Quanto ad Aristotele, citato nell'articolo, non è certo una novità che la visione Aristotelico-Platonica della realtà e la totale mancanza di un metodo scientifico, fino all'arrivo di Galileo Galilei, ha rallentato il progresso scientifico e tecnologico per 1800 anni! Le pregevoli osservazioni di Aristotele, sraordinarie per quei tempi, nulla hanno a che fare con il moderno concetto di ricerca scientifica. Sono pronto a documentare meglio questa mia affermazione con precisi riferimenti agli scritti scientifici di Aristotele.
E’ anche vero che si osserva spesso, soprattutto negli ultimi decenni, una certa tendenza a dar credito a false impalcature scientifiche già abbandonate da tempo.
Faccio un esempio stuzzicante per voi.
Il 30 % di chi legge rimarrà sconvolto se dico che l’omeopatia, nonostante i prodotti venduti in farmacia e alcune scuole aperte ai medici, si basa su fondamenti scientifici a dir poco traballanti. Il mercato dei prodotti omeopatici è miliardario...ma da qui a curarsi per malattie serie con l’omeopatia...ce ne passa. La voce un po’ roca, l’umore un pochino triste....passi, ma attenti: posso presentarvi due mie amiche che hanno rischiato di morire perchè volevano curare due forme di tumore con bacche di vischio e amenità simili! Le due amiche sono arrivate in ospedale con l’ambulanza a sirene spiegate e si sono salvate per un pelo...con farmaci tradizionali somministrati a badilate.

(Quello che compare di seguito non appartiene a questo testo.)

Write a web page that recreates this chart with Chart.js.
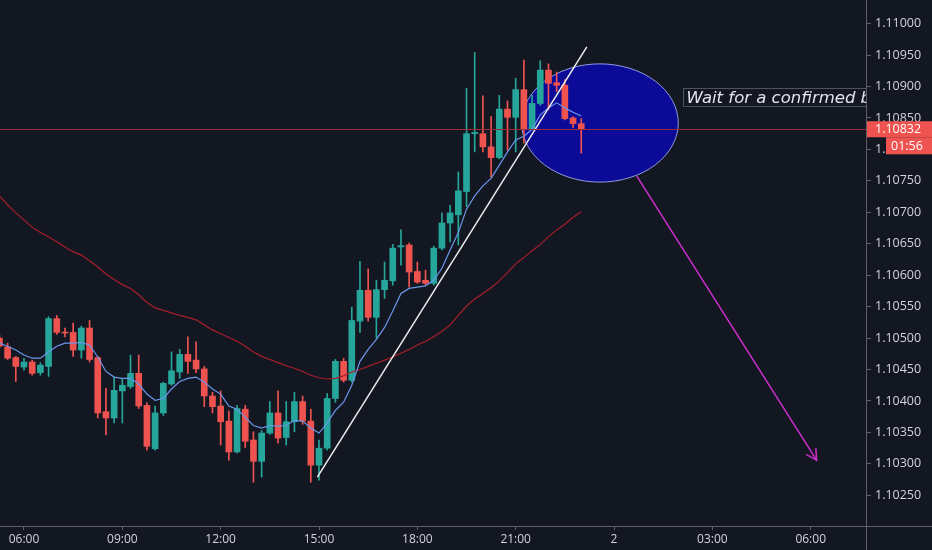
<!DOCTYPE html>
<html>
<head>
<meta charset="utf-8">
<script src="https://cdn.jsdelivr.net/npm/chart.js@4.4.1/dist/chart.umd.min.js"></script>
<style>
html, body { margin: 0; padding: 0; background: #131722; }
canvas { display: block; }
</style>
</head>
<body>
<canvas id="myChart" width="932" height="550"></canvas>
<script>
// 15 minute candles, day 1
const times = ['05:15','05:30','05:45','06:00','06:15','06:30','06:45','07:00','07:15','07:30','07:45','08:00',
  '08:15','08:30','08:45','09:00','09:15','09:30','09:45','10:00','10:15','10:30','10:45','11:00',
  '11:15','11:30','11:45','12:00','12:15','12:30','12:45','13:00','13:15','13:30','13:45','14:00',
  '14:15','14:30','14:45','15:00','15:15','15:30','15:45','16:00','16:15','16:30','16:45','17:00',
  '17:15','17:30','17:45','18:00','18:15','18:30','18:45','19:00','19:15','19:30','19:45','20:00',
  '20:15','20:30','20:45','21:00','21:15','21:30','21:45','22:00','22:15','22:30','22:45','23:00'];

const opens = [1.10500,1.10486,1.10469,1.10454,1.10462,1.10445,1.10455,1.10531,1.10509,1.10509,1.10481,1.10516,
  1.10469,1.10383,1.10373,1.10416,1.10423,1.10444,1.10393,1.10324,1.10381,1.10427,1.10446,1.10474,
  1.10465,1.10451,1.10408,1.10392,1.10368,1.10319,1.10387,1.10338,1.10304,1.10349,1.10381,1.10342,
  1.10367,1.10399,1.10368,1.10298,1.10325,1.10404,1.10463,1.10433,1.10527,1.10576,1.10533,1.10577,
  1.10591,1.10645,1.10648,1.10606,1.10592,1.10587,1.10643,1.10683,1.10696,1.10733,1.10825,1.10825,
  1.10804,1.10787,1.10864,1.10851,1.10895,1.10833,1.10873,1.10926,1.10906,1.10902,1.10850,1.10841];

const highs = [1.10505,1.10492,1.10471,1.10468,1.10465,1.10461,1.10534,1.10536,1.10516,1.10524,1.10519,1.10528,
  1.10471,1.10420,1.10438,1.10436,1.10473,1.10473,1.10397,1.10392,1.10430,1.10478,1.10482,1.10502,
  1.10494,1.10455,1.10414,1.10416,1.10384,1.10393,1.10393,1.10351,1.10353,1.10399,1.10416,1.10399,
  1.10414,1.10408,1.10387,1.10338,1.10412,1.10466,1.10468,1.10549,1.10622,1.10610,1.10592,1.10621,
  1.10649,1.10672,1.10651,1.10621,1.10608,1.10646,1.10699,1.10711,1.10764,1.10897,1.10954,1.10885,
  1.10852,1.10886,1.10877,1.10913,1.10942,1.10886,1.10941,1.10936,1.10923,1.10911,1.10852,1.10849];

const lows = [1.10484,1.10466,1.10431,1.10449,1.10441,1.10441,1.10439,1.10506,1.10502,1.10471,1.10468,1.10462,
  1.10373,1.10346,1.10365,1.10365,1.10420,1.10388,1.10322,1.10322,1.10377,1.10425,1.10436,1.10444,
  1.10445,1.10391,1.10381,1.10330,1.10306,1.10317,1.10326,1.10271,1.10279,1.10347,1.10333,1.10330,
  1.10351,1.10363,1.10271,1.10274,1.10322,1.10398,1.10430,1.10430,1.10509,1.10527,1.10500,1.10563,
  1.10584,1.10616,1.10581,1.10587,1.10585,1.10584,1.10640,1.10653,1.10648,1.10709,1.10796,1.10796,
  1.10756,1.10785,1.10799,1.10796,1.10810,1.10831,1.10870,1.10863,1.10892,1.10847,1.10835,1.10794];

const closes = [1.10487,1.10468,1.10455,1.10462,1.10444,1.10457,1.10531,1.10509,1.10508,1.10481,1.10516,1.10466,
  1.10381,1.10373,1.10417,1.10425,1.10444,1.10392,1.10328,1.10381,1.10428,1.10448,1.10474,1.10463,
  1.10451,1.10408,1.10391,1.10367,1.10319,1.10388,1.10336,1.10304,1.10349,1.10381,1.10341,1.10367,
  1.10399,1.10368,1.10298,1.10325,1.10404,1.10463,1.10433,1.10528,1.10576,1.10533,1.10577,1.10592,
  1.10643,1.10647,1.10605,1.10589,1.10587,1.10643,1.10683,1.10699,1.10734,1.10825,1.10827,1.10804,
  1.10787,1.10864,1.10851,1.10895,1.10833,1.10873,1.10926,1.10905,1.10902,1.10849,1.10841,1.10832];

// moving averages as drawn on the picture
const maFast = [1.10492,1.10487,1.10481,1.10473,1.10468,1.10468,1.10478,1.10487,1.10492,1.10492,
  1.10493,1.10489,1.10470,1.10447,1.10438,1.10436,1.10436,1.10427,1.10411,1.10401,
  1.10404,1.10419,1.10431,1.10436,1.10438,1.10430,1.10419,1.10411,1.10392,1.10387,
  1.10374,1.10361,1.10357,1.10361,1.10360,1.10361,1.10369,1.10368,1.10357,1.10349,
  1.10365,1.10385,1.10398,1.10425,1.10463,1.10482,1.10498,1.10517,1.10543,1.10571,
  1.10579,1.10581,1.10583,1.10592,1.10611,1.10640,1.10668,1.10705,1.10726,1.10742,
  1.10754,1.10775,1.10796,1.10815,1.10821,1.10832,1.10855,1.10866,1.10874,1.10866,
  1.10859,1.10853];

const maSlow = [1.10726,1.10712,1.10699,1.10688,1.10676,1.10668,1.10661,1.10653,1.10645,1.10637,
  1.10632,1.10623,1.10613,1.10602,1.10593,1.10585,1.10579,1.10569,1.10557,1.10548,
  1.10544,1.10540,1.10536,1.10533,1.10529,1.10521,1.10513,1.10507,1.10501,1.10495,
  1.10487,1.10478,1.10471,1.10466,1.10461,1.10456,1.10452,1.10447,1.10441,1.10437,
  1.10435,1.10436,1.10440,1.10446,1.10450,1.10455,1.10460,1.10465,1.10470,1.10476,
  1.10482,1.10489,1.10495,1.10502,1.10511,1.10521,1.10536,1.10551,1.10562,1.10571,
  1.10580,1.10591,1.10604,1.10618,1.10628,1.10639,1.10649,1.10661,1.10672,1.10681,
  1.10692,1.10701];

// axis ticks (hours from midnight of day 1)
const xTickValues = [6, 9, 12, 15, 18, 21, 24, 27, 30];
const xTickLabels = ['06:00','09:00','12:00','15:00','18:00','21:00','2','03:00','06:00'];
const yTickValues = [1.1025, 1.1030, 1.1035, 1.1040, 1.1045, 1.1050, 1.1055, 1.1060,
  1.1065, 1.1070, 1.1075, 1.1080, 1.1085, 1.1090, 1.1095, 1.1100];

// drawings, in hours / price
const trendLine = [{x: 14.95, y: 1.10279}, {x: 23.17, y: 1.10963}];
const arrowLine = [{x: 24.69, y: 1.10758}, {x: 30.18, y: 1.10306}];
const ellipseBox = {from: 21.18, to: 25.96, top: 1.10936, bottom: 1.10748};
const noteBox = {at: 26.11, top: 1.10897, bottom: 1.10869, text: 'Wait for a confirmed break'};
const priceLabel = '1.10832';
const countdown = '01:56';

const upColor = '#26a69a';
const downColor = '#ef5350';
const axisColor = '#5d606b';
const textColor = '#d1d4dc';

function toHours(s) {
  var p = s.split(':');
  return +p[0] + (+p[1]) / 60;
}

var xs = times.map(toHours);
var candleColors = xs.map(function (t, i) { return closes[i] >= opens[i] ? upColor : downColor; });
var lastClose = closes[closes.length - 1];

var extras = {
  id: 'extras',
  beforeDatasetsDraw: function (chart) {
    var ctx = chart.ctx, a = chart.chartArea, x = chart.scales.x, y = chart.scales.y;
    ctx.save();
    ctx.beginPath();
    ctx.rect(a.left, a.top, a.right - a.left, a.bottom - a.top);
    ctx.clip();
    // ellipse
    var x0 = x.getPixelForValue(ellipseBox.from), x1 = x.getPixelForValue(ellipseBox.to);
    var y0 = y.getPixelForValue(ellipseBox.top), y1 = y.getPixelForValue(ellipseBox.bottom);
    ctx.beginPath();
    ctx.ellipse((x0 + x1) / 2, (y0 + y1) / 2, (x1 - x0) / 2, (y1 - y0) / 2, 0, 0, Math.PI * 2);
    ctx.fillStyle = '#0b0b98';
    ctx.fill();
    ctx.lineWidth = 1;
    ctx.strokeStyle = '#8f9be0';
    ctx.stroke();
    ctx.restore();
  },
  afterDatasetsDraw: function (chart) {
    var ctx = chart.ctx, a = chart.chartArea, x = chart.scales.x, y = chart.scales.y;
    ctx.save();
    ctx.beginPath();
    ctx.rect(a.left, a.top, a.right - a.left, a.bottom - a.top);
    ctx.clip();
    // last price line, a filled strip so it keeps its colour
    var py = Math.round(y.getPixelForValue(lastClose));
    ctx.fillStyle = '#9a2c33';
    ctx.fillRect(a.left, py, a.right - a.left, 1);
    // arrow head
    var sx = x.getPixelForValue(arrowLine[0].x), sy = y.getPixelForValue(arrowLine[0].y);
    var ex = x.getPixelForValue(arrowLine[1].x), ey = y.getPixelForValue(arrowLine[1].y);
    var ang = Math.atan2(ey - sy, ex - sx);
    ctx.strokeStyle = '#cc2fcc';
    ctx.lineWidth = 1.5;
    ctx.beginPath();
    ctx.moveTo(ex - 12 * Math.cos(ang - 0.5), ey - 12 * Math.sin(ang - 0.5));
    ctx.lineTo(ex, ey);
    ctx.lineTo(ex - 12 * Math.cos(ang + 0.5), ey - 12 * Math.sin(ang + 0.5));
    ctx.stroke();
    // note box
    var bx = Math.round(x.getPixelForValue(noteBox.at)) + 0.5;
    var bt = Math.round(y.getPixelForValue(noteBox.top)) + 0.5;
    var bb = Math.round(y.getPixelForValue(noteBox.bottom)) + 0.5;
    ctx.fillStyle = '#131722';
    ctx.fillRect(bx, bt, 260, bb - bt);
    ctx.strokeStyle = '#4e525e';
    ctx.lineWidth = 1;
    ctx.strokeRect(bx, bt, 260, bb - bt);
    ctx.fillStyle = '#e3e5ec';
    ctx.font = "italic 16.5px 'DejaVu Sans', sans-serif";
    ctx.textBaseline = 'middle';
    ctx.textAlign = 'left';
    ctx.fillText(noteBox.text, bx + 3, (bt + bb) / 2 + 1);
    ctx.restore();
  },
  afterDraw: function (chart) {
    var ctx = chart.ctx, a = chart.chartArea, y = chart.scales.y;
    ctx.save();
    // axis lines carried across the corner
    ctx.strokeStyle = axisColor;
    ctx.lineWidth = 1;
    ctx.beginPath();
    ctx.moveTo(a.right, a.bottom + 0.5);
    ctx.lineTo(chart.width, a.bottom + 0.5);
    ctx.moveTo(a.right + 0.5, a.bottom);
    ctx.lineTo(a.right + 0.5, chart.height);
    ctx.stroke();
    // price tag and countdown
    var py = y.getPixelForValue(lastClose);
    ctx.fillStyle = downColor;
    ctx.fillRect(a.right + 1, py - 8, chart.width - a.right, 16);
    ctx.fillRect(a.right + 20, py + 8, chart.width - a.right - 20, 17);
    ctx.fillStyle = '#ffffff';
    ctx.font = "12.5px 'Open Sans', sans-serif";
    ctx.textBaseline = 'middle';
    ctx.textAlign = 'left';
    ctx.fillText(priceLabel, a.right + 9, py);
    ctx.fillText(countdown, a.right + 25, py + 17);
    ctx.restore();
  }
};

Chart.defaults.font.family = "'Open Sans', sans-serif";

var ctx = document.getElementById('myChart').getContext('2d');
var myChart = new Chart(ctx, {
  type: 'bar',
  data: {
    datasets: [
      {
        type: 'line',
        label: 'trend',
        data: trendLine,
        borderColor: '#ececec',
        borderWidth: 1.5,
        pointRadius: 0,
        order: 0
      },
      {
        type: 'line',
        label: 'arrow',
        data: arrowLine,
        borderColor: '#cc2fcc',
        borderWidth: 1.5,
        pointRadius: 0,
        order: 0
      },
      {
        type: 'line',
        label: 'MA fast',
        data: xs.map(function (t, i) { return {x: t, y: maFast[i]}; }),
        borderColor: '#6b97ea',
        borderWidth: 1.2,
        pointRadius: 0,
        order: 1
      },
      {
        type: 'line',
        label: 'MA slow',
        data: xs.map(function (t, i) { return {x: t, y: maSlow[i]}; }),
        borderColor: '#a61f2b',
        borderWidth: 1.2,
        pointRadius: 0,
        order: 2
      },
      {
        label: 'bodies',
        data: xs.map(function (t, i) { return {x: t, y: [opens[i], closes[i]]}; }),
        backgroundColor: candleColors,
        barThickness: 6,
        minBarLength: 1,
        grouped: false,
        borderWidth: 0,
        order: 3
      },
      {
        label: 'wicks',
        data: xs.map(function (t, i) { return {x: t, y: [lows[i], highs[i]]}; }),
        backgroundColor: candleColors,
        barThickness: 1,
        grouped: false,
        borderWidth: 0,
        order: 4
      }
    ]
  },
  options: {
    responsive: false,
    animation: false,
    events: [],
    layout: {padding: 0},
    plugins: {
      legend: {display: false},
      tooltip: {enabled: false}
    },
    scales: {
      x: {
        type: 'linear',
        position: 'bottom',
        min: 5.268,
        max: 31.687,
        offset: false,
        afterBuildTicks: function (scale) {
          scale.ticks = xTickValues.map(function (v) { return {value: v}; });
        },
        afterFit: function (scale) {
          scale.height = 24;
          scale.paddingLeft = 0;
          scale.paddingRight = 0;
        },
        ticks: {
          autoSkip: false,
          maxRotation: 0,
          color: textColor,
          font: {size: 12},
          padding: 2,
          callback: function (value) {
            var i = xTickValues.indexOf(value);
            return i >= 0 ? xTickLabels[i] : '';
          }
        },
        grid: {drawOnChartArea: false, offset: false, color: axisColor, tickLength: 4},
        border: {display: true, color: axisColor}
      },
      y: {
        type: 'linear',
        position: 'right',
        min: 1.1020125,
        max: 1.1103753,
        beginAtZero: false,
        afterBuildTicks: function (scale) {
          scale.ticks = yTickValues.map(function (v) { return {value: v}; });
        },
        afterFit: function (scale) {
          scale.width = 66;
          scale.paddingTop = 0;
          scale.paddingBottom = 0;
        },
        ticks: {
          autoSkip: false,
          color: textColor,
          font: {size: 12.5},
          padding: 4,
          callback: function (value) { return value.toFixed(5); }
        },
        grid: {drawOnChartArea: false, color: axisColor, tickLength: 5},
        border: {display: true, color: axisColor}
      }
    }
  },
  plugins: [extras]
});
</script>
</body>
</html>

Voglio dire che non è reato credere negli effetti della “omeopatia”, della “cromoterapia”, regalare soldi ai medici “iridologi”, ma voler considerare scienza aspetti poco certi di tali discipline è azzardato.
Tornando alle piante e all’articolo, non credete che dal 1880 i neurobiologi avrebbero già scoperto tutto dell’intelligenza delle piante? Riguardo alle presunte capacità dell’apice radicale, la questione in termini botanici è ben conosciuta. Nessun microcervello è nascosto in pochi micron. La capacità di distinguere fra diversi stimoli non indica intelligenza superiore. La capacità delle radici di rispondere a stimoli come la gravità, la luce, l'umidità è stata ampiamente studiata e documentata nei decenni passati dai botanici.
La parola intelligenza deriva dalle parole “inter legere” che indicano la capacità di “leggere...tra le righe”; la capacità cioè di analizzare situazioni complesse per arrivare a conclusioni a volte assolutamente diverse da quelle ipotizzabili all’inizio del ragionamento. La capacità di dare risposte automatiche anche diversificate non richiede intelligenza, ma solo strutture sensoriali per la raccolta degli stimoli e strutture idonee a dare risposte adeguate.